Serge a toujours eu du mal. A réparer les portes, à passer un caddie entre deux voitures, à garder un boulot. Ça coince, ça bloque, ça dérape.
Il porte avec lui, sous ses airs d’épais taiseux, une déprime longue et grasse comme sa tignasse. Le monde qui l’entoure la justifie amplement : on y tâte les macchabées avec sa baguette au Super U, on y encaisse la violence du marché du travail, on cherche des bulles d’oxygène où l’on peut : dans les souvenirs, ou sur le bitume d’une nationale.
Serge s’en va vers son passé pour que son présent de retraité soit financé. Rivée à son dos, embarquée sur sa bécane, la caméra fusionne avec lui et colore à sa suite le monde d’un gros grain adipeux. Motard, camion, jetski : partout, on le double ; partout, on le brise. On lui rappelle qu’il fut et reste un con, loin de mériter de figurer sur les listes administratives. Le monde qu’il revisite n’existe plus, et la direction qu’il prend n’a plus qu’à s’infléchir : au lieu de la paperasse officielle, vers la marge ; au lien de la pension à venir, le deuil mal digéré de sa jeunesse. Trois femmes vont structurer le parcours de Serge, trois muses déglinguées. L’épouse callipyge et vengeresse bouffonne, vers laquelle il doit apprendre à regagner l’Ithaque. La nymphette qui lui fit découvrir éros et thanatos en un même élan de moto, Adjani spectrale et sanglante. Et la nièce, fille de substitution, sculpteuse de poupées de plastique, petit être ayant vu les anges de trop près et chiant dans les trous de golf avec ses copines.

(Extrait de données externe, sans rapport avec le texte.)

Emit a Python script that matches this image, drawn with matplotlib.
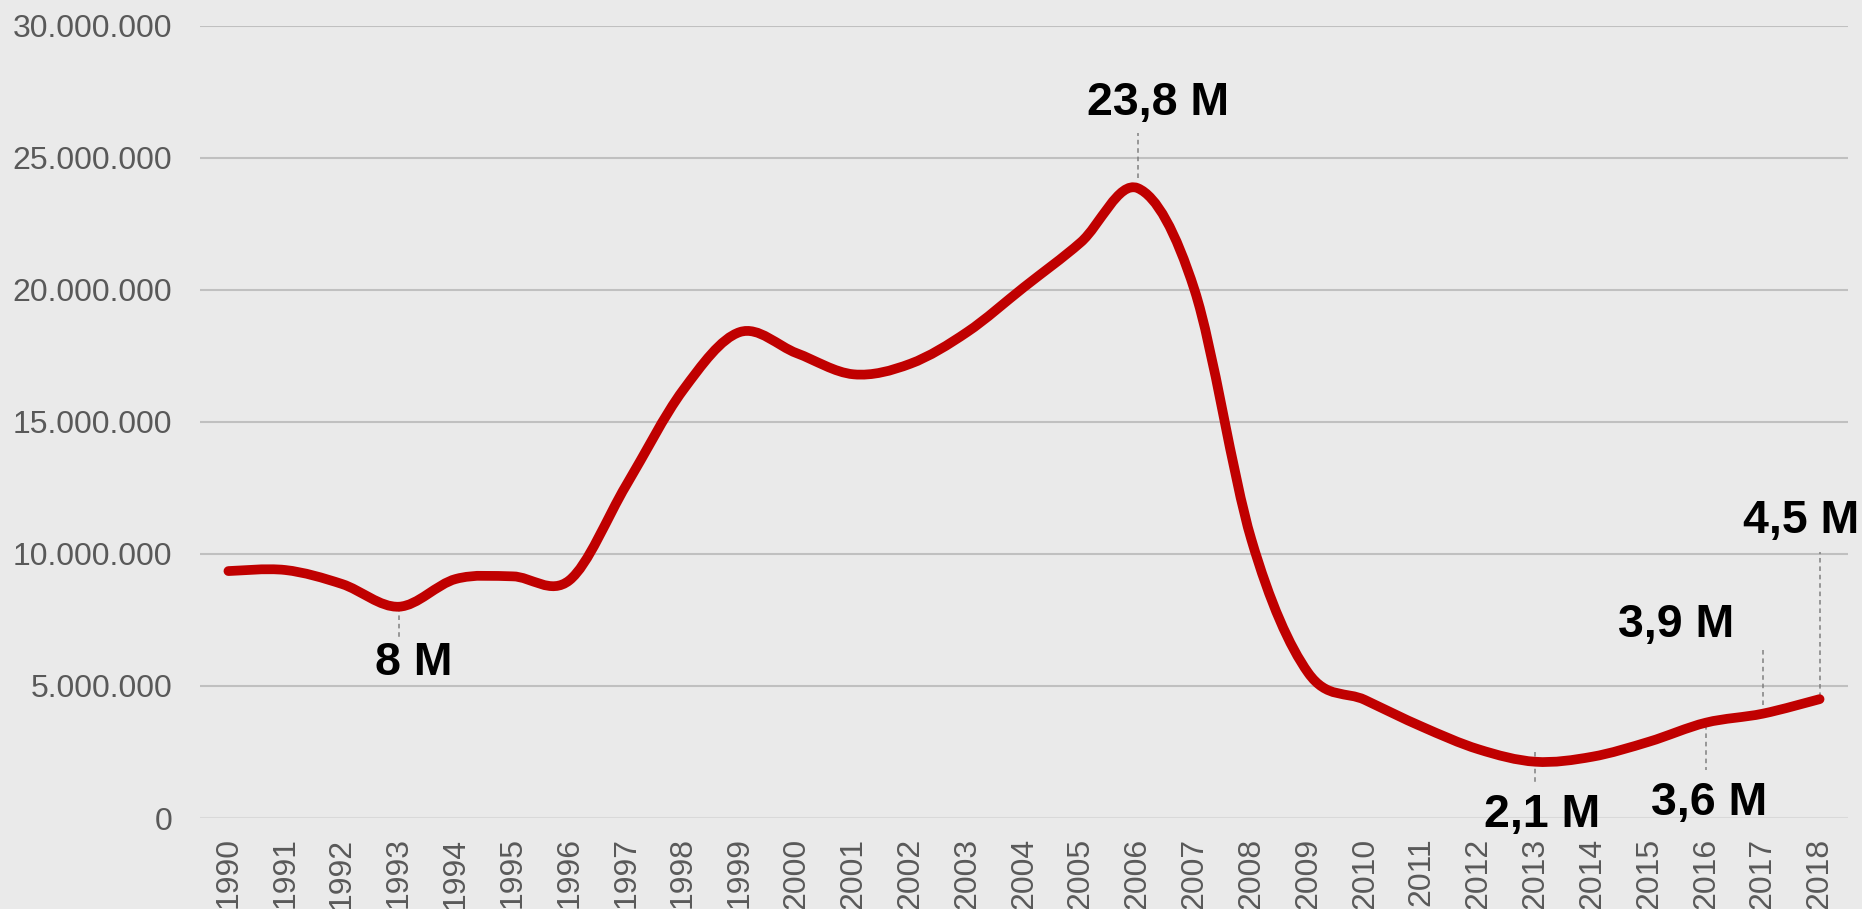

Foire aux guests souvent drôle (notamment les insultes au rayon jambon avec Kervern ou la rivalité avec Poelvoorde et son détecteur de métaux sur la plage), trajet à la fois punk et mélancolique, Mammuth explore des terres plus sentimentales qu’à l’accoutumée. Depardieu, sonné et massif, y donne avec sa nonchalance habituelle les étincelles les plus insoupçonnées de son inimitable génie, tandis que le discours traditionnel des grolandais, toujours aussi acerbe, à l’image de la façon dont les collègues mangent leurs chips au pot de départ en retraite, se loge dans les détails et s’habille d’une poésie qu’on pourrait qualifier de maturité.